■ PROBLEM
Identify the lines containing the word "that". Copy each one.

■ INPUT FOR THIS TASK
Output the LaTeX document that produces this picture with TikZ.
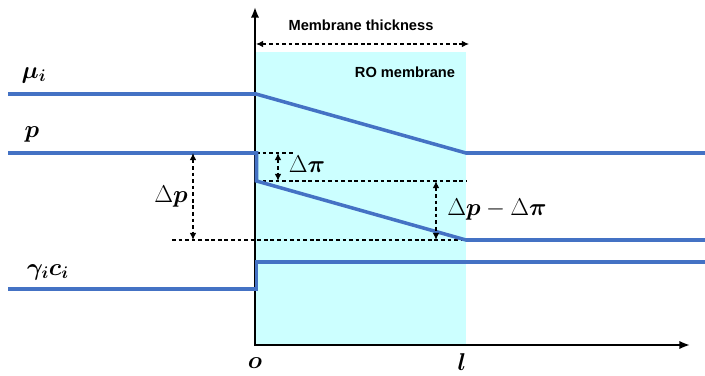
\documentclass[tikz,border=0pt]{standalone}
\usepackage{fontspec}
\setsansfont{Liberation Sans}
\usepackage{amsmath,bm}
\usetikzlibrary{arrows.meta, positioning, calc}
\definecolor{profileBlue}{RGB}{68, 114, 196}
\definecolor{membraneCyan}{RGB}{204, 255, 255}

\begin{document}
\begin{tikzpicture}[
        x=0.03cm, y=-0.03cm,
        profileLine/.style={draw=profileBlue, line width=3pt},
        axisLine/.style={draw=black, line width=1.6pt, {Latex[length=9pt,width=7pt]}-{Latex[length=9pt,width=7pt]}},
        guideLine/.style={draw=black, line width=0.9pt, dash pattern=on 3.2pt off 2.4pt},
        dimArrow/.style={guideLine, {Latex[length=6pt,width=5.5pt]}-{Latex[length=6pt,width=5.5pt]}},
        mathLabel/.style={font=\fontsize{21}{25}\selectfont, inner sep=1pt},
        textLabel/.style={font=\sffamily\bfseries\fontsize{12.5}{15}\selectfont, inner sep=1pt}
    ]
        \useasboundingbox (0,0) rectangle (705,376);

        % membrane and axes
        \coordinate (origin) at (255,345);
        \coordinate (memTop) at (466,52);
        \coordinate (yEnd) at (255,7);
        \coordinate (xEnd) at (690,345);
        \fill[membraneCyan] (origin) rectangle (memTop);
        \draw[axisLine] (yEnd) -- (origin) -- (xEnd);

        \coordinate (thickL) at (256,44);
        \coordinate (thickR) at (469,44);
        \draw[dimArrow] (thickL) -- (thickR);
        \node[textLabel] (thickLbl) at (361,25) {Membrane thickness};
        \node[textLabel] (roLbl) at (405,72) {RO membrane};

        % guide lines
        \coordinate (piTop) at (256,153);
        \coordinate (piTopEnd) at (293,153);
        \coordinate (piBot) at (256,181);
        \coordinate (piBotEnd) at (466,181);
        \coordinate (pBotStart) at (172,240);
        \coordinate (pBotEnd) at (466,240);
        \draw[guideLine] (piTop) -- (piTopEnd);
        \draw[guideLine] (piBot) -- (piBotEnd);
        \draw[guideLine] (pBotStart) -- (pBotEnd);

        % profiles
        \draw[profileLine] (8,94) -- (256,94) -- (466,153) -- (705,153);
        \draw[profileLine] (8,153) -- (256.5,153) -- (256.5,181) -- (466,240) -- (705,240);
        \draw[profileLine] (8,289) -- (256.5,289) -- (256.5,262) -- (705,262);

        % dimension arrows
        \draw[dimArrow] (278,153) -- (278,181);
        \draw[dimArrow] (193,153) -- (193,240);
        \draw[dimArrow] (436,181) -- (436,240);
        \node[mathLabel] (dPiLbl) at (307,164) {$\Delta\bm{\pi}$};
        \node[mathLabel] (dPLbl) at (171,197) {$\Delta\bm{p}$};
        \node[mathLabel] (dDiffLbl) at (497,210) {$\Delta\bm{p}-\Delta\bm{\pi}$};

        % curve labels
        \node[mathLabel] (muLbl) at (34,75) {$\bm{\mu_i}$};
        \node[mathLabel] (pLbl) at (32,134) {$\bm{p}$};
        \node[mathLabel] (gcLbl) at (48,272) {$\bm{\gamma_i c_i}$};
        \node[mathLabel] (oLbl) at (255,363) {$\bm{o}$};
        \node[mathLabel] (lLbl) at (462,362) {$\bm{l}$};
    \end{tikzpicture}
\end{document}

--

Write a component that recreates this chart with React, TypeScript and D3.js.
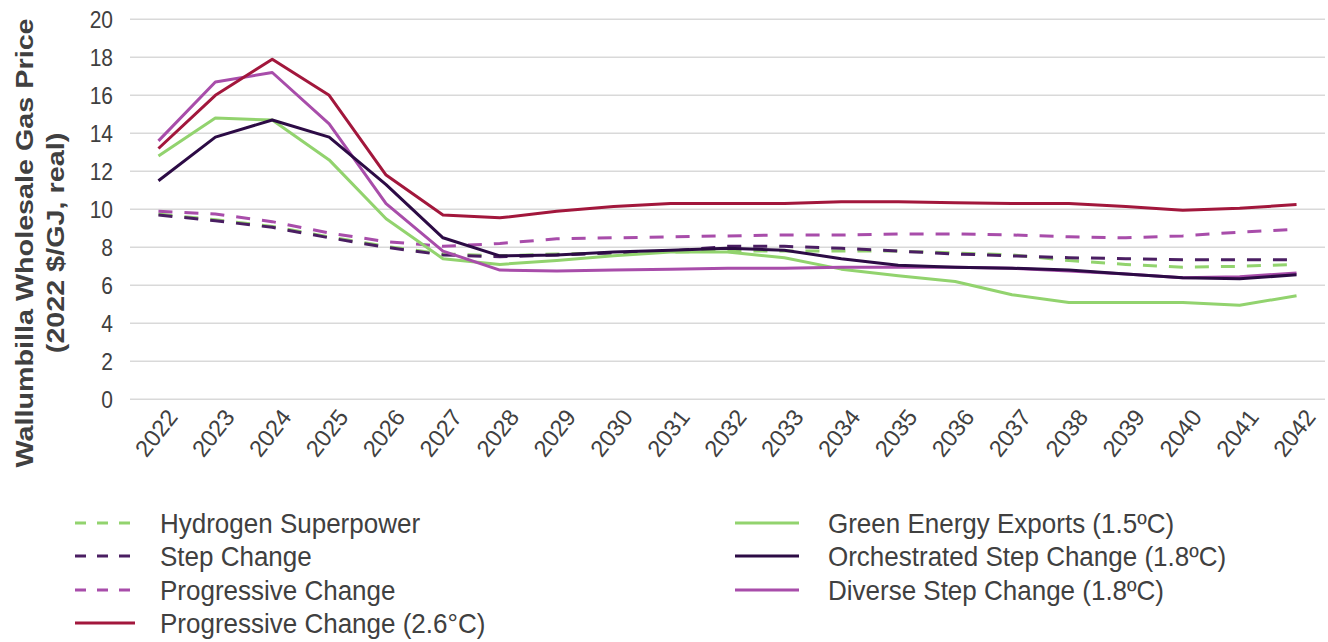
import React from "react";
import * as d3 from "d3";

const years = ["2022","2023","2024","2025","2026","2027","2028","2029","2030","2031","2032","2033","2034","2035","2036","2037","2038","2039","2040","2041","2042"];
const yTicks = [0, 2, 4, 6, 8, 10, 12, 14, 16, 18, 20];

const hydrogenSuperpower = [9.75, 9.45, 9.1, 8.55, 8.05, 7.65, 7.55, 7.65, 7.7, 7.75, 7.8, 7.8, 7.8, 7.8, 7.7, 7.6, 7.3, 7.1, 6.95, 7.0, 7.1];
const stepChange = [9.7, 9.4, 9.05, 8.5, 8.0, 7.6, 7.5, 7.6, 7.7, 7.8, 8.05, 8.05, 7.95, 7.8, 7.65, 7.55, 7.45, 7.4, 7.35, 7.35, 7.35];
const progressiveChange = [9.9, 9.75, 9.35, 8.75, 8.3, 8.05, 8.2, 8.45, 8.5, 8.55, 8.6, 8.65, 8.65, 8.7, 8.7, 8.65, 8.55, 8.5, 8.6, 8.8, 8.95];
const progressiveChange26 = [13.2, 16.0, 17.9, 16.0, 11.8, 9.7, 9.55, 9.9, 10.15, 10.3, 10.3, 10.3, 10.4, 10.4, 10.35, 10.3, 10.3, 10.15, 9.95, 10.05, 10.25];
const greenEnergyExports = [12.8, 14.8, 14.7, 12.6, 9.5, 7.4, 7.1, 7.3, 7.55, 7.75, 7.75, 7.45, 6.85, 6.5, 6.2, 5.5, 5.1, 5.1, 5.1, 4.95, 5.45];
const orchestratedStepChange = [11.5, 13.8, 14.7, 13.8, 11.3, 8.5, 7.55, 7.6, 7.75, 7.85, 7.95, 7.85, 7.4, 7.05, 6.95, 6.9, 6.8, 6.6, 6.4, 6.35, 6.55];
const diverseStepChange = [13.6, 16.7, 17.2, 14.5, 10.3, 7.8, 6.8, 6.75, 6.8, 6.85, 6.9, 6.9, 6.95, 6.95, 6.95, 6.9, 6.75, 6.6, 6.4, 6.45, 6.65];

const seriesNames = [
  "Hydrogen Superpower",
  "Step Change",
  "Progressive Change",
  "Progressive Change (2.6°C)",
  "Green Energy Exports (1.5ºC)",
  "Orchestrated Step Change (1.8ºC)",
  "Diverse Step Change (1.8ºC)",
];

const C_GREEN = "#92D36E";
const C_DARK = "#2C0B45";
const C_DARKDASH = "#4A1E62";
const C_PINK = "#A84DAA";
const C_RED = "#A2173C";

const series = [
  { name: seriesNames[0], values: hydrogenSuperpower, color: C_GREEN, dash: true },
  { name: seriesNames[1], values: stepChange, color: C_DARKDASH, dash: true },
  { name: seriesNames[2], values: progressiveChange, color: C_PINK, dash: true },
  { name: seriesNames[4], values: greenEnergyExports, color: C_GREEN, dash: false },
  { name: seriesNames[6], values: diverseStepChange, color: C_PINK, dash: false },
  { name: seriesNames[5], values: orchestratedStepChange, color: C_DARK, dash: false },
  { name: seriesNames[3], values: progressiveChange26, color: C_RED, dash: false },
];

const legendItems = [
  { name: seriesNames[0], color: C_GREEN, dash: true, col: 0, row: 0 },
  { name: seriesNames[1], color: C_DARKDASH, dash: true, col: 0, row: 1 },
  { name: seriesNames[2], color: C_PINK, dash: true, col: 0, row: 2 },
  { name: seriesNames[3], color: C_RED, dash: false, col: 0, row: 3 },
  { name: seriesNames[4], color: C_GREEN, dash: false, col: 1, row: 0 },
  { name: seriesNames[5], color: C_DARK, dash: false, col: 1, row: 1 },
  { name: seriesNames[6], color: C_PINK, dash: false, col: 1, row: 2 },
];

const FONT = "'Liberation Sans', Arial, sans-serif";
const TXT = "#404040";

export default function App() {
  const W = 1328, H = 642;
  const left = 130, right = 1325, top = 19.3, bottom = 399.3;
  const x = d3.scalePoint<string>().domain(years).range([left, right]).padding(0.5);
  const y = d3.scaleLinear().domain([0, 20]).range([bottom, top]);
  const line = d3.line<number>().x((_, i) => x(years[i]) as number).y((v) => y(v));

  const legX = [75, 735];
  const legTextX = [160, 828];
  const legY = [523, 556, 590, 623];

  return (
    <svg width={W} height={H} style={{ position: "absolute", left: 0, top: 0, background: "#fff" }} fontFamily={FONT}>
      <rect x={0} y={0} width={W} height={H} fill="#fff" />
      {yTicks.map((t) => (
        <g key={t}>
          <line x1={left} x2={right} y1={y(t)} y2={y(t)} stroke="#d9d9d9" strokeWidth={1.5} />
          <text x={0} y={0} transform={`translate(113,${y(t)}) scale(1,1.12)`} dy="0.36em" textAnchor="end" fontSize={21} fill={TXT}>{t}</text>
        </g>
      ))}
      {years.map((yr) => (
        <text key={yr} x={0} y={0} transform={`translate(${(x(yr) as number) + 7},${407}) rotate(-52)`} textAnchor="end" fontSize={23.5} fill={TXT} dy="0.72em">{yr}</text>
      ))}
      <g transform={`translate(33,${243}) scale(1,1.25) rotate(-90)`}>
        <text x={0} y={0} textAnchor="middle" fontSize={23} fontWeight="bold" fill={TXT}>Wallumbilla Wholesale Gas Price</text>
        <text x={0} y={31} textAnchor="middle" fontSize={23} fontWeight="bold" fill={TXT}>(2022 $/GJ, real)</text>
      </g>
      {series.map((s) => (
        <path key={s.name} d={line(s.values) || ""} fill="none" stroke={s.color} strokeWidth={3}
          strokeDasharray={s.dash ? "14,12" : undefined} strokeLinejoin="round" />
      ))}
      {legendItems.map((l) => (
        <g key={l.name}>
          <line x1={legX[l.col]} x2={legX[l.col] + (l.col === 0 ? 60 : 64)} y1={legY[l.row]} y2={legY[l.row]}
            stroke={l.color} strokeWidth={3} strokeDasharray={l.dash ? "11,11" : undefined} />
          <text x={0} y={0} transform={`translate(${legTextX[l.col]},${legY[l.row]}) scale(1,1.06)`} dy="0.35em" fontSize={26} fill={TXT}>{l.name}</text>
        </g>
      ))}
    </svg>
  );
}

--

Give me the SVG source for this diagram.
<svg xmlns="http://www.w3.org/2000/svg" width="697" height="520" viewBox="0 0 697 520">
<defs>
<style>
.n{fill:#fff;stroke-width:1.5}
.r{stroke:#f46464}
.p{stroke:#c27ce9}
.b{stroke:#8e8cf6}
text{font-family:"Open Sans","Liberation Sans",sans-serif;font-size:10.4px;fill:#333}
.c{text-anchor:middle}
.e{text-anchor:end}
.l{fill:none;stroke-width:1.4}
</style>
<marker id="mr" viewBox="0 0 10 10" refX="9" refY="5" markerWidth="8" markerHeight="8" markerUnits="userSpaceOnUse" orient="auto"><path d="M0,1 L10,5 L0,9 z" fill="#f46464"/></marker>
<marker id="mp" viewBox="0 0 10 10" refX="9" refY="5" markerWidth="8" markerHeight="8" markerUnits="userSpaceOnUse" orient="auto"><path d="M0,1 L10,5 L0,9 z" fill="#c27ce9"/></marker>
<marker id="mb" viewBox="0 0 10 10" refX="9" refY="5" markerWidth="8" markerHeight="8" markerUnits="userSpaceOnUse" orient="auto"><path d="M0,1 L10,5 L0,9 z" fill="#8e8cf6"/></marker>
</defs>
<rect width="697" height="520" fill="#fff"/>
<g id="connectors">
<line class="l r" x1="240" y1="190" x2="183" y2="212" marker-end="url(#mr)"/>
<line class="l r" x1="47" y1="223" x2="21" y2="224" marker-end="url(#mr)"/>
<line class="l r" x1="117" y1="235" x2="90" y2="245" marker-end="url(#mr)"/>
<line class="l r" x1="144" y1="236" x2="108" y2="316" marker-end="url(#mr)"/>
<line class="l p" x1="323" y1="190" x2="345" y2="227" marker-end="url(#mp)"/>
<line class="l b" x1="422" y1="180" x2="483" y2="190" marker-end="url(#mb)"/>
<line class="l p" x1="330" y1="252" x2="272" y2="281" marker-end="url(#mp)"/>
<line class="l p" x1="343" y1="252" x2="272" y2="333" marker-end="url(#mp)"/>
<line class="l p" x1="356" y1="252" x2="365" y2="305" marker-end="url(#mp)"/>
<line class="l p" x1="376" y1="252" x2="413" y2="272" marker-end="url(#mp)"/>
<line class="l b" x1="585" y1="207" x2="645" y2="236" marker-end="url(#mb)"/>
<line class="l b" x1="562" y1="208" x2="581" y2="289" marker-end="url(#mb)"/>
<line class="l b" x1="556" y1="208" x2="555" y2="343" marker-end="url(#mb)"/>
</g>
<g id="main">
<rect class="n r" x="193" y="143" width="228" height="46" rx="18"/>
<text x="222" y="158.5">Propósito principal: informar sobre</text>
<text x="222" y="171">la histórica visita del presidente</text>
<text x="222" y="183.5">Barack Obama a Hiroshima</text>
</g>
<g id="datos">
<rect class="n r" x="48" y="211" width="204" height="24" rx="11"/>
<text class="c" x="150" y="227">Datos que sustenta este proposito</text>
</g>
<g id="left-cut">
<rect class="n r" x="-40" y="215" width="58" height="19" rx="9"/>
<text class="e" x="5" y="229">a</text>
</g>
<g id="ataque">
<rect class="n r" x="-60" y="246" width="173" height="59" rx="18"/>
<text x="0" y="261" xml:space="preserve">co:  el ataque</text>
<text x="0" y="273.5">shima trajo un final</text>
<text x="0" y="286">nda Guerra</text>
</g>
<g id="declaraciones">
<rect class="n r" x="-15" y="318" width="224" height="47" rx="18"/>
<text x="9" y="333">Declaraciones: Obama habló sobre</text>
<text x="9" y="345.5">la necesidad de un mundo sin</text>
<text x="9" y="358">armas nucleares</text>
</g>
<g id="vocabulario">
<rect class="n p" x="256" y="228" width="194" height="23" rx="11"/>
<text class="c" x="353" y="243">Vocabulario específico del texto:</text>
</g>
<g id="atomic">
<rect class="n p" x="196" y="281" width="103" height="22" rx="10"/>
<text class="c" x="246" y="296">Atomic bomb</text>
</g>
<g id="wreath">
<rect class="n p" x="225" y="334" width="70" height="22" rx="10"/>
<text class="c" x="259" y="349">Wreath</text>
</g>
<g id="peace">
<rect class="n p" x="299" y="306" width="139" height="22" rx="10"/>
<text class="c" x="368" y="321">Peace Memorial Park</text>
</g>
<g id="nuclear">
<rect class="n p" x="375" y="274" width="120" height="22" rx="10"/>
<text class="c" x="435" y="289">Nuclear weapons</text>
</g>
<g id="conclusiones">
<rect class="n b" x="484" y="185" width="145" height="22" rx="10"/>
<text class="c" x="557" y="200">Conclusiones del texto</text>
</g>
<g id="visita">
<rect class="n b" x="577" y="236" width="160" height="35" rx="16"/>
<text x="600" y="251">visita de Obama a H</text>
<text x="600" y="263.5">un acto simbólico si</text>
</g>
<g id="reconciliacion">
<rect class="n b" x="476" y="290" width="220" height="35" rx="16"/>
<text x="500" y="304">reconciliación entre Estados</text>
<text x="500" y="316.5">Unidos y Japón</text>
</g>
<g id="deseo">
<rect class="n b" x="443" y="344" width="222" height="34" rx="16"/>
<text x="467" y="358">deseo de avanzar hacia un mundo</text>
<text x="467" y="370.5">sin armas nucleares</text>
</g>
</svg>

■ WRITTEN RESPONSE
Output the LaTeX document that produces this picture with TikZ.
Write a component that recreates this chart with React, TypeScript and D3.js.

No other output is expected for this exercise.